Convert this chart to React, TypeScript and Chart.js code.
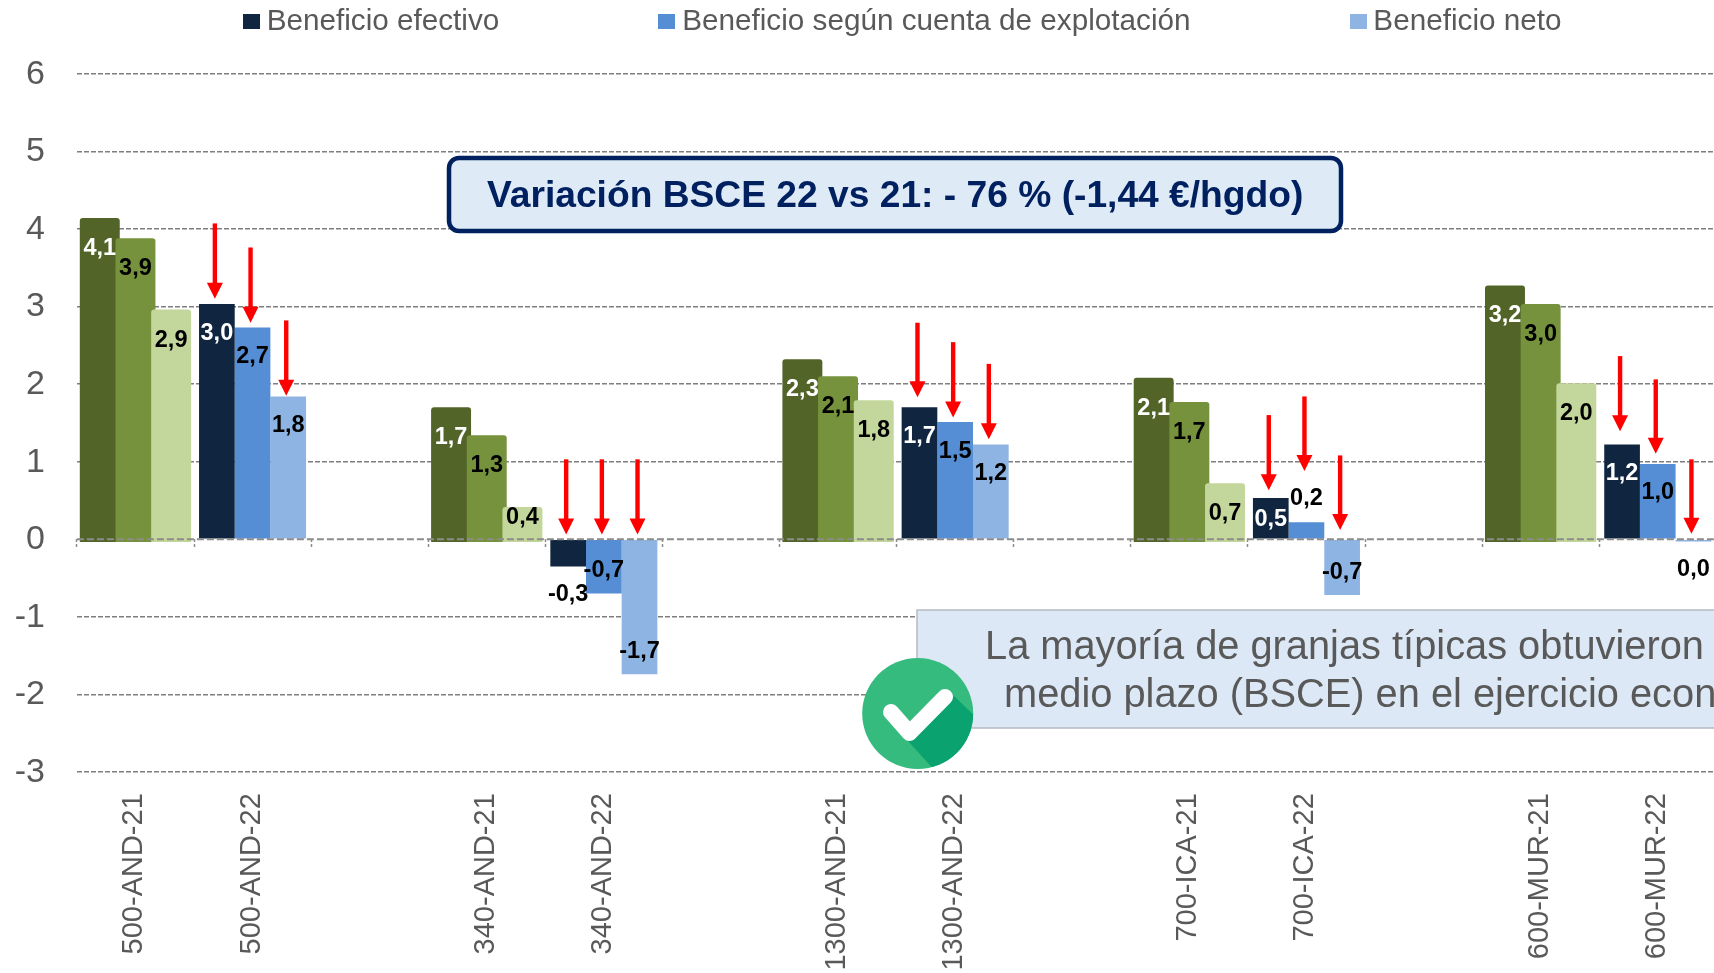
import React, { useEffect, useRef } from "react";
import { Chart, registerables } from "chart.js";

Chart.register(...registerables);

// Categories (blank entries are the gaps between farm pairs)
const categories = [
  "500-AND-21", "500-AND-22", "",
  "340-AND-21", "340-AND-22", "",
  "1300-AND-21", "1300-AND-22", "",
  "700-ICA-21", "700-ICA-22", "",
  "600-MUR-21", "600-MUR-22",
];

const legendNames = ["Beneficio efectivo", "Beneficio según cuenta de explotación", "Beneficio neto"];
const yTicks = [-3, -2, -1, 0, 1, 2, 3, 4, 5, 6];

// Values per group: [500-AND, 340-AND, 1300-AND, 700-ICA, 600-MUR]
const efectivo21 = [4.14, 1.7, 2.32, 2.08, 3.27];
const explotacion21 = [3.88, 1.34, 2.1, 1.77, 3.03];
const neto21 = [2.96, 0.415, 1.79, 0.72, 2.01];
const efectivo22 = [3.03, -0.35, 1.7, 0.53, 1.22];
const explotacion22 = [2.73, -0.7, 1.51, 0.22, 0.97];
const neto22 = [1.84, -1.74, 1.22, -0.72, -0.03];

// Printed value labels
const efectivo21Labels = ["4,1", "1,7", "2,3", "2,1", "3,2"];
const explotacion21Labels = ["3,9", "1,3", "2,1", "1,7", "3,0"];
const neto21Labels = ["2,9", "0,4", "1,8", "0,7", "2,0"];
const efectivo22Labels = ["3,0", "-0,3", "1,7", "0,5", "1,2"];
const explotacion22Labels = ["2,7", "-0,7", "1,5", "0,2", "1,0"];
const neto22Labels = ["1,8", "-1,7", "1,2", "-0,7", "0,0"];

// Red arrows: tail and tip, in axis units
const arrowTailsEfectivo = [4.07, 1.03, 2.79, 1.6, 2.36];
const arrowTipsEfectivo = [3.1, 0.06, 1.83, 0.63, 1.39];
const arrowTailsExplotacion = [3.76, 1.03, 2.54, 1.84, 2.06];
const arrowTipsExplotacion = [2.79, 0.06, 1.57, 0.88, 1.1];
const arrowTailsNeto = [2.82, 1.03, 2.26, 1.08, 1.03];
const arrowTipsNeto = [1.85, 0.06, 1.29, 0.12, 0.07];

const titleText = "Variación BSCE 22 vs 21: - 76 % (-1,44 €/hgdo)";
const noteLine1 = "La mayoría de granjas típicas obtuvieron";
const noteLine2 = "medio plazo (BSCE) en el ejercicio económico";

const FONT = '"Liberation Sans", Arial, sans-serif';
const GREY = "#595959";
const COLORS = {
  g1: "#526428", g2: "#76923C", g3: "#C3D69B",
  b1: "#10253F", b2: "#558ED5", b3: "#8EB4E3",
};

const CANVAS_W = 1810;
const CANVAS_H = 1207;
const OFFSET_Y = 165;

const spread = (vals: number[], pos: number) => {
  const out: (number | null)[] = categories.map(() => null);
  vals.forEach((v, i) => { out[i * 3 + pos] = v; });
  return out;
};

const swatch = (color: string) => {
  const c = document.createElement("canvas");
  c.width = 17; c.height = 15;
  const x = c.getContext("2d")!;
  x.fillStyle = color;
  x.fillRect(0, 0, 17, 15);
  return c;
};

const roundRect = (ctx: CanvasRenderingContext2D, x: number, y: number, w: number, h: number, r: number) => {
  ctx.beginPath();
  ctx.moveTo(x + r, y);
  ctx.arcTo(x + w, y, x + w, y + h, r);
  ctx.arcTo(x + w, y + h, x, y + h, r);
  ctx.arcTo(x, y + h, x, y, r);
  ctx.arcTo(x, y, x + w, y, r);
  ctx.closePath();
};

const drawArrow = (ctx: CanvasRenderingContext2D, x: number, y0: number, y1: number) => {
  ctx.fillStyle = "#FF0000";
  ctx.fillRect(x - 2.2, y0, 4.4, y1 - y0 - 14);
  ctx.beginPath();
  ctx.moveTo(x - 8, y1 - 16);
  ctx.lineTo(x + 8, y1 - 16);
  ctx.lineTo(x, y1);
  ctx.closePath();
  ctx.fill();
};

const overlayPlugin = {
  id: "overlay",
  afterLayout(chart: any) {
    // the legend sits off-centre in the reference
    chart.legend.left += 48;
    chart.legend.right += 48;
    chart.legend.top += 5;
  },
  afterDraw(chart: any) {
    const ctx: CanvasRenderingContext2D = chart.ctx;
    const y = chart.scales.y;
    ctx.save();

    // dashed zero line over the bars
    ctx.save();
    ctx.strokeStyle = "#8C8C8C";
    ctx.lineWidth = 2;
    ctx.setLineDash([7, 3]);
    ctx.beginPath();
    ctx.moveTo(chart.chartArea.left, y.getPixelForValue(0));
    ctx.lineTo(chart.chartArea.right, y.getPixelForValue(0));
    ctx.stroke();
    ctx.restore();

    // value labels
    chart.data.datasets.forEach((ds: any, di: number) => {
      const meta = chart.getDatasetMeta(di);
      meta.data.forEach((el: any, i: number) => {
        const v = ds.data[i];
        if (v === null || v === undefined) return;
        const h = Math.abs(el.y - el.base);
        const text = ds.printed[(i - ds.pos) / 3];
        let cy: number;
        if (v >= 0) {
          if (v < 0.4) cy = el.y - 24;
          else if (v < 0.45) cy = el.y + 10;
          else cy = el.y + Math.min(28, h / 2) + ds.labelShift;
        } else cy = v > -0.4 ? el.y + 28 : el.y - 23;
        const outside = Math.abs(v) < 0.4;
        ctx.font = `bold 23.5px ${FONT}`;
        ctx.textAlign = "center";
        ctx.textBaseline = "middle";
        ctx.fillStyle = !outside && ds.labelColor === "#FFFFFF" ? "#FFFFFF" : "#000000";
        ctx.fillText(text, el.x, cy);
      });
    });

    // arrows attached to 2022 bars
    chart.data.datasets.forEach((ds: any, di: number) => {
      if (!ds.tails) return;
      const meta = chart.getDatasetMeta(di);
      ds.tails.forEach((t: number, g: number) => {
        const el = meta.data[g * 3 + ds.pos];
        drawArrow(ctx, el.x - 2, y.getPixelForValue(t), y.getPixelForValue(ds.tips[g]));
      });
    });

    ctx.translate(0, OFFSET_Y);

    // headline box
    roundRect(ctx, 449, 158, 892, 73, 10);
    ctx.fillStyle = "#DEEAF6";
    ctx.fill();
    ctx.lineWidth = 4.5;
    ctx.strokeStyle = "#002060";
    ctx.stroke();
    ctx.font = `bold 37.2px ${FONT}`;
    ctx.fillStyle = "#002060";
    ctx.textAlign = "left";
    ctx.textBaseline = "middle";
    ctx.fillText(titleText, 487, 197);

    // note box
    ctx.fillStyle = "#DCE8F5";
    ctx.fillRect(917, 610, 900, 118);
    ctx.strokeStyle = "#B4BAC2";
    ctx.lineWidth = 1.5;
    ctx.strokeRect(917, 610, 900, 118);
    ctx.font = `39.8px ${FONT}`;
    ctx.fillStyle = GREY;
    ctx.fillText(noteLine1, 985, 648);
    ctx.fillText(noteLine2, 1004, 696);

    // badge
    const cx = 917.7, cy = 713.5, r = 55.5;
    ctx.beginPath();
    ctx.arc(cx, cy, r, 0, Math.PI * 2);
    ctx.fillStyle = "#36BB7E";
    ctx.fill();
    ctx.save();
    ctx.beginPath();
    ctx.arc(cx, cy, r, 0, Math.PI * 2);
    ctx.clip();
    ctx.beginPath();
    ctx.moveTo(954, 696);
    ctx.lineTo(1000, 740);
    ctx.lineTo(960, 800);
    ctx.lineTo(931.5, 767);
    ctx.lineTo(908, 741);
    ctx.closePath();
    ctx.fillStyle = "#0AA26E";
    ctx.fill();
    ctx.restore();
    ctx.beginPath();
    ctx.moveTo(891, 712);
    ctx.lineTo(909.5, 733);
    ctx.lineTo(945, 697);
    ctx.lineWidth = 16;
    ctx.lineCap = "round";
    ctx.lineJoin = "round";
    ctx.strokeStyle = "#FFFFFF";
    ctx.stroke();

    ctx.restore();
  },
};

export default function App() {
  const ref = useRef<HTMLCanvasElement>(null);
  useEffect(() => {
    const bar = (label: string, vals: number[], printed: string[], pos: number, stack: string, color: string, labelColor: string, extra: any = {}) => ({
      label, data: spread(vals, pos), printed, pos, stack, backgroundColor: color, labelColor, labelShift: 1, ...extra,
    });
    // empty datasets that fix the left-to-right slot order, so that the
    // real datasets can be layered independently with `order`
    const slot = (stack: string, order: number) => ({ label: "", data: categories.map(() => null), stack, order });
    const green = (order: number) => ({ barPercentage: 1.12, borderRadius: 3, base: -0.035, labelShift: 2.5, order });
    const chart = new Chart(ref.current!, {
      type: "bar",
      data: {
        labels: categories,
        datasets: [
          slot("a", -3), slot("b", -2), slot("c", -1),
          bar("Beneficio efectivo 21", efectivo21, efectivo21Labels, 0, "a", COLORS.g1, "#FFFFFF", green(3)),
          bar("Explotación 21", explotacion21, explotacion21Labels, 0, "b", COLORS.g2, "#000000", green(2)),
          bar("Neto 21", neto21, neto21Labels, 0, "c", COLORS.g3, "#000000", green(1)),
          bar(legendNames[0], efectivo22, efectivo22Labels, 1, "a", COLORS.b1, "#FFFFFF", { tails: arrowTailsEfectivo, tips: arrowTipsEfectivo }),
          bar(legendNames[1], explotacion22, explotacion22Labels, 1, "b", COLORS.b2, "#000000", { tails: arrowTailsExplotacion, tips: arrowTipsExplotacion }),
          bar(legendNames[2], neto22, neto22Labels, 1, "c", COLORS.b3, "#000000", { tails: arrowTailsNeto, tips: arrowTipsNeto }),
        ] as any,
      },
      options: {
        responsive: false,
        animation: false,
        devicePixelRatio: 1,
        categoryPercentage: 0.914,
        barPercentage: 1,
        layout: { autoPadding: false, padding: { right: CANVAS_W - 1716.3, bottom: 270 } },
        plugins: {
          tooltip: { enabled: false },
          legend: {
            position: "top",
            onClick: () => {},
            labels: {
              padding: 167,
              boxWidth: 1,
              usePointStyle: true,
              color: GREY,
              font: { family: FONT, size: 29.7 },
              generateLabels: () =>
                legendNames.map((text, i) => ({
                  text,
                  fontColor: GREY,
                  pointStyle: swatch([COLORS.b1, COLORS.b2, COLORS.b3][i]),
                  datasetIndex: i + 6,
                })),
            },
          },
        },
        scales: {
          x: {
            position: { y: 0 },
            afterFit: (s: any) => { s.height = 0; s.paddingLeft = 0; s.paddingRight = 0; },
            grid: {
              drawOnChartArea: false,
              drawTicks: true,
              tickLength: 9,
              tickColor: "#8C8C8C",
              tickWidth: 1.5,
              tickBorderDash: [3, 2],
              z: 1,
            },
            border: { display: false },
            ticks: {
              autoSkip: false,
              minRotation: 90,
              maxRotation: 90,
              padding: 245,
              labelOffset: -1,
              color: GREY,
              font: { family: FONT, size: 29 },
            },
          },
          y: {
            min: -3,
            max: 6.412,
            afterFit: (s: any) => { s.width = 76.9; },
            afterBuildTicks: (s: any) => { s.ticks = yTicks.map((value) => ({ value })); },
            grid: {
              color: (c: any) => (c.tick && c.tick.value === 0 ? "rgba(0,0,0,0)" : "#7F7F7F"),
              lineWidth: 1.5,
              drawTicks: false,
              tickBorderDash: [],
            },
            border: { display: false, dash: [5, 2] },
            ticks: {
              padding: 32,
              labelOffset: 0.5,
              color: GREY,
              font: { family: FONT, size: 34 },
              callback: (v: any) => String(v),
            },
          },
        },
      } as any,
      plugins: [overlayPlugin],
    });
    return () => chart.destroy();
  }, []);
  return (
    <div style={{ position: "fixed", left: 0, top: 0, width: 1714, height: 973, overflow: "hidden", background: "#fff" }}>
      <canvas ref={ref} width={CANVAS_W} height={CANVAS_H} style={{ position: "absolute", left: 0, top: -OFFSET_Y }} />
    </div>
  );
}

■ ■ ■ ■ ■ ■ ■

*Stated goal*:
From the opening line of the listing above through the line bearing "const neto22 = [1.84, -1.74, 1.22, -0.72, -0.03];", repeat each line exactly. Drop every picture.

*Answer to the task*:
Convert this chart to React, TypeScript and Chart.js code.
import React, { useEffect, useRef } from "react";
import { Chart, registerables } from "chart.js";

Chart.register(...registerables);

// Categories (blank entries are the gaps between farm pairs)
const categories = [
  "500-AND-21", "500-AND-22", "",
  "340-AND-21", "340-AND-22", "",
  "1300-AND-21", "1300-AND-22", "",
  "700-ICA-21", "700-ICA-22", "",
  "600-MUR-21", "600-MUR-22",
];

const legendNames = ["Beneficio efectivo", "Beneficio según cuenta de explotación", "Beneficio neto"];
const yTicks = [-3, -2, -1, 0, 1, 2, 3, 4, 5, 6];

// Values per group: [500-AND, 340-AND, 1300-AND, 700-ICA, 600-MUR]
const efectivo21 = [4.14, 1.7, 2.32, 2.08, 3.27];
const explotacion21 = [3.88, 1.34, 2.1, 1.77, 3.03];
const neto21 = [2.96, 0.415, 1.79, 0.72, 2.01];
const efectivo22 = [3.03, -0.35, 1.7, 0.53, 1.22];
const explotacion22 = [2.73, -0.7, 1.51, 0.22, 0.97];
const neto22 = [1.84, -1.74, 1.22, -0.72, -0.03];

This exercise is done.